In genealogy and history news, I went to the State Library's Family History Feast, which is a free one-day genealogy seminar series. This year's Feast concentrated on WW1 ancestry. The opening speaker was absolutely amazing - his grandmother had told him never to become a soldier, because her uncle had been a soldier and had gone missing after the Battle of Fromelles. He did become a soldier, and he got together with some friends and through diligent examination of aerial photographs before and after the battle, as well as German photographs taken of the mass burials, they identified the likely gravesite and went there to excavate. And they were right. One of the first objects they detected was a Good Luck medal given to a soldier by his local shire, and they worked out by a process of elimination that the only person that medal could have belonged to was his great-uncle. Eventually the Army got involved. They have now recovered 249 lost diggers, and identified 124 of them, one being his great-uncle, and his grandmother got to say goodbye to her beloved uncle a month before she died.
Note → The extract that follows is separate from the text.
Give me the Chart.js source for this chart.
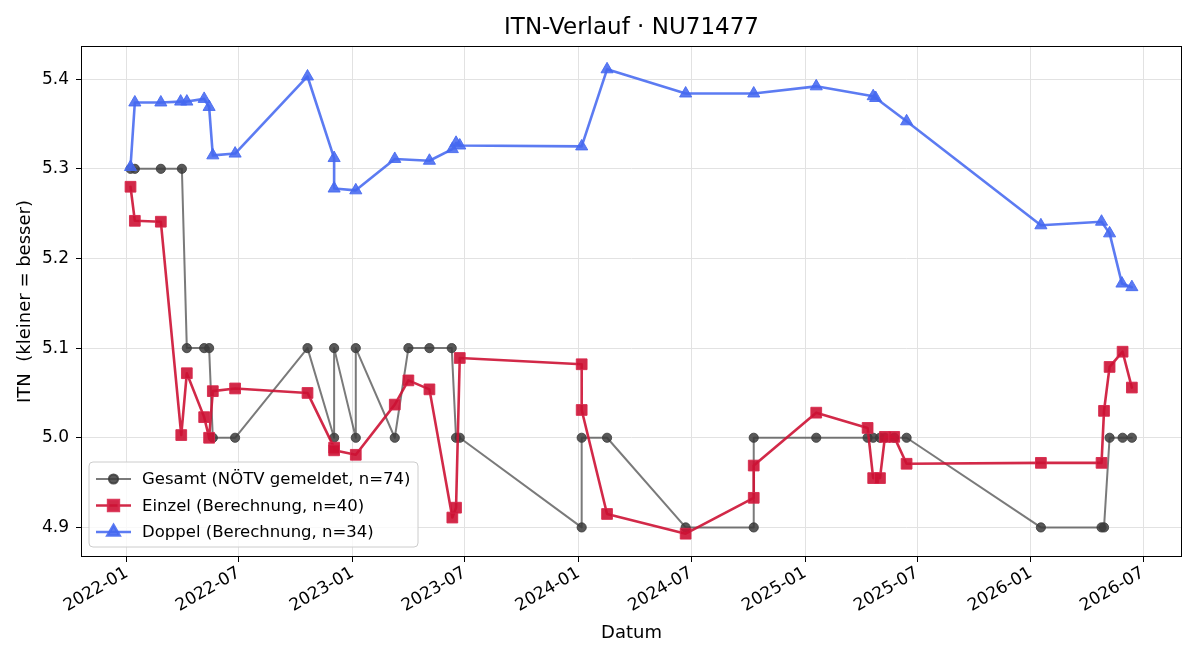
<!DOCTYPE html>
<html>
<head>
<meta charset="utf-8">
<script src="https://cdn.jsdelivr.net/npm/chart.js@4/dist/chart.umd.min.js"></script>
<style>
  body { margin: 0; background: #fff; }
  canvas { display: block; }
</style>
</head>
<body>
<canvas id="itn_chart" width="1200" height="660"></canvas>
<script>
// Gesamt (NÖTV gemeldet)
const gesamtDates = [
  "2022-01-07", "2022-01-14", "2022-02-25", "2022-03-31", "2022-04-08", "2022-05-06",
  "2022-05-14", "2022-05-20", "2022-06-25", "2022-10-20", "2022-12-02", "2022-12-02",
  "2023-01-06", "2023-01-06", "2023-03-10", "2023-04-01", "2023-05-05", "2023-06-10",
  "2023-06-17", "2023-06-23", "2024-01-06", "2024-01-06", "2024-02-16", "2024-06-22",
  "2024-10-10", "2024-10-10", "2025-01-19", "2025-04-12", "2025-04-21", "2025-05-02",
  "2025-05-10", "2025-05-25", "2025-06-14", "2026-01-17", "2026-04-25", "2026-04-29",
  "2026-05-08", "2026-05-29", "2026-06-13"
];
const gesamtValues = [
  5.30, 5.30, 5.30, 5.30, 5.10, 5.10,
  5.10, 5.00, 5.00, 5.10, 5.00, 5.10,
  5.00, 5.10, 5.00, 5.10, 5.10, 5.10,
  5.00, 5.00, 4.90, 5.00, 5.00, 4.90,
  4.90, 5.00, 5.00, 5.00, 5.00, 5.00,
  5.00, 5.00, 5.00, 4.90, 4.90, 4.90,
  5.00, 5.00, 5.00
];

// Einzel (Berechnung)
const einzelDates = [
  "2022-01-07", "2022-01-14", "2022-02-25", "2022-03-30", "2022-04-08", "2022-05-06",
  "2022-05-14", "2022-05-20", "2022-06-25", "2022-10-20", "2022-12-02", "2022-12-02",
  "2023-01-06", "2023-03-10", "2023-04-01", "2023-05-05", "2023-06-11", "2023-06-17",
  "2023-06-23", "2024-01-06", "2024-01-06", "2024-02-16", "2024-06-22", "2024-10-10",
  "2024-10-10", "2025-01-19", "2025-04-12", "2025-04-21", "2025-05-02", "2025-05-10",
  "2025-05-25", "2025-06-14", "2026-01-17", "2026-04-25", "2026-04-29", "2026-05-08",
  "2026-05-29", "2026-06-13"
];
const einzelValues = [
  5.280, 5.242, 5.241, 5.003, 5.072, 5.023,
  5.000, 5.052, 5.055, 5.050, 4.989, 4.986,
  4.981, 5.037, 5.064, 5.054, 4.911, 4.922,
  5.089, 5.082, 5.031, 4.915, 4.893, 4.933,
  4.969, 5.028, 5.011, 4.955, 4.955, 5.001,
  5.001, 4.971, 4.972, 4.972, 5.030, 5.079,
  5.096, 5.056
];

// Doppel (Berechnung)
const doppelDates = [
  "2022-01-07", "2022-01-14", "2022-02-25", "2022-03-29", "2022-04-08", "2022-05-06",
  "2022-05-14", "2022-05-20", "2022-06-25", "2022-10-20", "2022-12-02", "2022-12-02",
  "2023-01-06", "2023-03-10", "2023-05-05", "2023-06-11", "2023-06-17", "2023-06-23",
  "2024-01-06", "2024-02-16", "2024-06-22", "2024-10-10", "2025-01-19", "2025-04-21",
  "2025-04-25", "2025-06-14", "2026-01-17", "2026-04-25", "2026-05-08", "2026-05-28",
  "2026-06-13"
];
const doppelValues = [
  5.302, 5.374, 5.374, 5.375, 5.375, 5.378,
  5.369, 5.315, 5.317, 5.403, 5.312, 5.278,
  5.276, 5.311, 5.309, 5.322, 5.329, 5.326,
  5.325, 5.411, 5.384, 5.384, 5.392, 5.381,
  5.379, 5.353, 5.237, 5.241, 5.228, 5.172,
  5.168
];

const xTickLabels = [
  "2022-01", "2022-07", "2023-01", "2023-07", "2024-01",
  "2024-07", "2025-01", "2025-07", "2026-01", "2026-07"
];
const yTickValues = [4.9, 5.0, 5.1, 5.2, 5.3, 5.4];

const legendLabels = [
  "Gesamt (NÖTV gemeldet, n=74)",
  "Einzel (Berechnung, n=40)",
  "Doppel (Berechnung, n=34)"
];
const chartTitle = "ITN-Verlauf · NU71477";

const toMs = (s) => Date.parse(s + "T00:00:00Z");
const toPoints = (dates, values) => dates.map((d, i) => ({ x: toMs(d), y: values[i] }));

const FONT = "'DejaVu Sans', sans-serif";

// Titel über dem Plotbereich, Rahmen, Legende unten links
const frameAndLegend = {
  id: "frameAndLegend",
  afterDraw(chart) {
    const { ctx, chartArea: a } = chart;
    ctx.save();

    ctx.fillStyle = "#000";
    ctx.font = "23px " + FONT;
    ctx.textAlign = "center";
    ctx.textBaseline = "middle";
    ctx.fillText(chartTitle, (a.left + a.right) / 2, 28);

    ctx.strokeStyle = "#000";
    ctx.lineWidth = 1;
    ctx.strokeRect(Math.round(a.left) + 0.5, Math.round(a.top) + 0.5,
      Math.round(a.right - a.left) - 1, Math.round(a.bottom - a.top) - 1);

    // Legende
    const bx = 89, by = 462, bw = 329, bh = 85, r = 4;
    ctx.beginPath();
    ctx.moveTo(bx + r, by);
    ctx.arcTo(bx + bw, by, bx + bw, by + bh, r);
    ctx.arcTo(bx + bw, by + bh, bx, by + bh, r);
    ctx.arcTo(bx, by + bh, bx, by, r);
    ctx.arcTo(bx, by, bx + bw, by, r);
    ctx.closePath();
    ctx.fillStyle = "rgba(255,255,255,0.8)";
    ctx.fill();
    ctx.strokeStyle = "#cccccc";
    ctx.stroke();

    [0, 1, 2].forEach((di, row) => {
      const ds = chart.data.datasets[di];
      const y = 479 + row * 26.5;
      ctx.beginPath();
      ctx.moveTo(96, y);
      ctx.lineTo(131, y);
      ctx.strokeStyle = ds.borderColor;
      ctx.lineWidth = ds.borderWidth;
      ctx.stroke();
      ctx.fillStyle = ds.pointBackgroundColor;
      ctx.strokeStyle = ds.pointBorderColor;
      Chart.helpers.drawPoint(ctx, {
        pointStyle: ds.pointStyle,
        radius: ds.pointRadius,
        rotation: 0,
        borderWidth: 1
      }, 113.5, y);
      ctx.fillStyle = "#000";
      ctx.font = "16.5px " + FONT;
      ctx.textBaseline = "middle";
      ctx.textAlign = "left";
      ctx.fillText(legendLabels[di], 142, y + 1);
    });
    ctx.restore();
  }
};

const canvas = document.querySelector("#itn_chart");
const ctx = canvas.getContext("2d");

new Chart(ctx, {
  type: "line",
  data: {
    datasets: [
      {
        label: legendLabels[0],
        data: toPoints(gesamtDates, gesamtValues),
        borderColor: "rgba(70,70,70,0.72)",
        borderWidth: 2,
        pointStyle: "circle",
        pointRadius: 4.6,
        pointBackgroundColor: "rgba(60,60,60,0.85)",
        pointBorderColor: "rgba(60,60,60,0.85)",
        pointBorderWidth: 1,
        order: 3
      },
      {
        label: legendLabels[1],
        data: toPoints(einzelDates, einzelValues),
        borderColor: "rgba(205,18,52,0.9)",
        borderWidth: 2.6,
        pointStyle: "rect",
        pointRadius: 7.6,
        pointBackgroundColor: "rgba(205,18,52,0.9)",
        pointBorderColor: "rgba(215,40,75,0.9)",
        pointBorderWidth: 1,
        order: 2
      },
      {
        label: legendLabels[2],
        data: toPoints(doppelDates, doppelValues),
        borderColor: "rgba(70,105,240,0.88)",
        borderWidth: 2.6,
        pointStyle: "triangle",
        pointRadius: 7,
        pointBackgroundColor: "rgba(70,105,240,0.88)",
        pointBorderColor: "rgba(70,105,240,0.88)",
        pointBorderWidth: 1,
        order: 1
      }
    ]
  },
  options: {
    responsive: false,
    animation: false,
    parsing: false,
    layout: { padding: { left: 0, right: 18, top: 46, bottom: 0 } },
    elements: {
      line: { tension: 0, borderJoinStyle: "round", borderCapStyle: "round" }
    },
    plugins: {
      legend: { display: false },
      tooltip: { enabled: false },
      title: { display: false }
    },
    scales: {
      x: {
        type: "linear",
        min: Date.UTC(2021, 9, 19),
        max: Date.UTC(2026, 8, 2),
        afterBuildTicks: (scale) => {
          scale.ticks = xTickLabels.map((t) => ({ value: toMs(t + "-01") }));
        },
        afterFit: (scale) => { scale.height = 103; },
        ticks: {
          autoSkip: false,
          maxRotation: 30,
          minRotation: 30,
          padding: 1,
          color: "#000",
          font: { family: FONT, size: 17 },
          callback: (v) => {
            const d = new Date(v);
            return d.getUTCFullYear() + "-" + String(d.getUTCMonth() + 1).padStart(2, "0");
          }
        },
        grid: { color: "#e2e2e2", tickColor: "#000", tickLength: 5, lineWidth: 1 },
        border: { display: false },
        title: {
          display: true,
          text: "Datum",
          color: "#000",
          font: { family: FONT, size: 18 },
          padding: { top: 4, bottom: 16 }
        }
      },
      y: {
        min: 4.867,
        max: 5.437,
        afterBuildTicks: (scale) => {
          scale.ticks = yTickValues.map((v) => ({ value: v }));
        },
        afterFit: (scale) => { scale.width = 81; },
        ticks: {
          padding: 7,
          color: "#000",
          font: { family: FONT, size: 17 },
          callback: (v) => Number(v).toFixed(1)
        },
        grid: { color: "#e2e2e2", tickColor: "#000", tickLength: 5, lineWidth: 1 },
        border: { display: false },
        title: {
          display: true,
          text: "ITN  (kleiner = besser)",
          color: "#000",
          font: { family: FONT, size: 18 },
          padding: { top: 15, bottom: 4 }
        }
      }
    }
  },
  plugins: [frameAndLegend]
});
</script>
</body>
</html>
He showed us an aerial photo of the battleground, and where the different units were, and pointed out that one of them was a unit formed in the part of South Australia which had been mostly settled by German immigrants - so young men called Schmidt and Blücher were firing at other young men called Schmidt and Blücher, for such a pointless war. It was a story told so simply and with such down to earth humour, but so moving. I got tearful, and I bet others did too. You could have heard a pin drop in there.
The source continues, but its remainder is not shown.